Sens. John Thune, R-S.D., and Mark Begich, D-Alaska, introduced the measure, S 3987. Unlike an earlier bill the two senators introduced in May, the latest version approved by the full Senate does not spell out that certain professionals with 20 or fewer employees are exempt. Instead, it uses more general terms to more narrowly define the term "creditor" so that, in effect, far fewer organizations must comply with the Red Flags Rule.
Red Flags ExemptionsIn a colloquy in support of the bill, Sen. Christopher Dodd, D-Conn., said the legislation "makes clear that lawyers, doctors, dentists, orthodontists, pharmacists, veterinarians, accountants, nurse practitioners, social workers, other types of healthcare providers and other service providers will no longer be classified as 'creditors' for the purposes of the Red Flags Rule just because they do not receive payment in full from their clients at the time they provide their services, when they don't offer or maintain accounts that pose a reasonably forseeable risk of identity theft."

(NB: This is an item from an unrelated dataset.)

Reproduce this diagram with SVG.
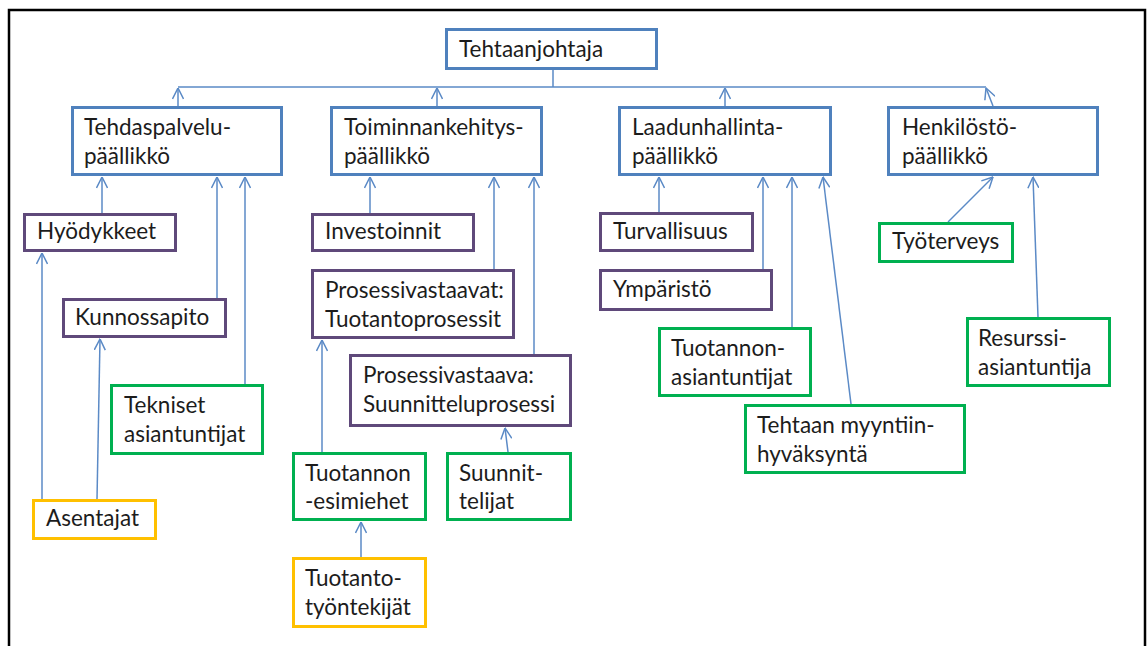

Begich added: "This legislation makes clear that these small businesses should not be swept under the Red Flags Rule in the future just because they allow payment to be deferred. ..."
The Federal Trade Commission has postponed enforcement of the Red Flags Rule several times. Lawsuits on behalf of attorneys as well as physicians seeking to block the FTC from applying the rule to these professionals are pending.
Under the Red Flags Rule, which became effective Jan. 1, 2008, organizations that extend credit to their clients must develop and implement written identity theft prevention programs that help identify, detect and respond to patterns, practices or specific activities, known as "red flags," that could indicate identity theft. The rule applies, for example, to banks and federally-chartered credit unions, which are examined for Red Flags compliance by their federal regulators.
Who Does Red Flags Cover?Under S 3987, creditors that must comply with the rule would no longer include those who "advance funds on behalf of a person for expenses incidental to a service provided by the creditor to that person."
Creditors that must comply, under the bill, are those that obtain and use consumer reports in connection with a credit transaction and furnish information to consumer reporting agencies. Also included are so-called payday loan companies that don't necessarily use consumer reports, according to a staffer for Sen. Begich.
Don Asmonga, government relations manager for the American Health Information Management Association, said the bill apparently would exempt hospitals as well as physicians. He said he interprets the bill's language to mean "If a hospital does not regularly request credit reports, then they would be exempt from the Red Flags Rule."
"The Tune-Begich bill narrows the applicability to cover those creditors where identity thieves can do the most harm," a member of Begich's staff said.
In the colloquy, Thune said, "Any other type of creditor may only be covered through a rulemaking based upon an agency's determination that these type of creditors offer or maintain accounts that pose a reasonably foreseeable risk of identity theft."
The FTC supported the legislation, the Begich staffer said, along with the U.S. Chamber of Commerce, the American Dental Association, American Bar Association and American Institute of Certified Professional Accountants. An FTC spokesman declined to comment on the legislation.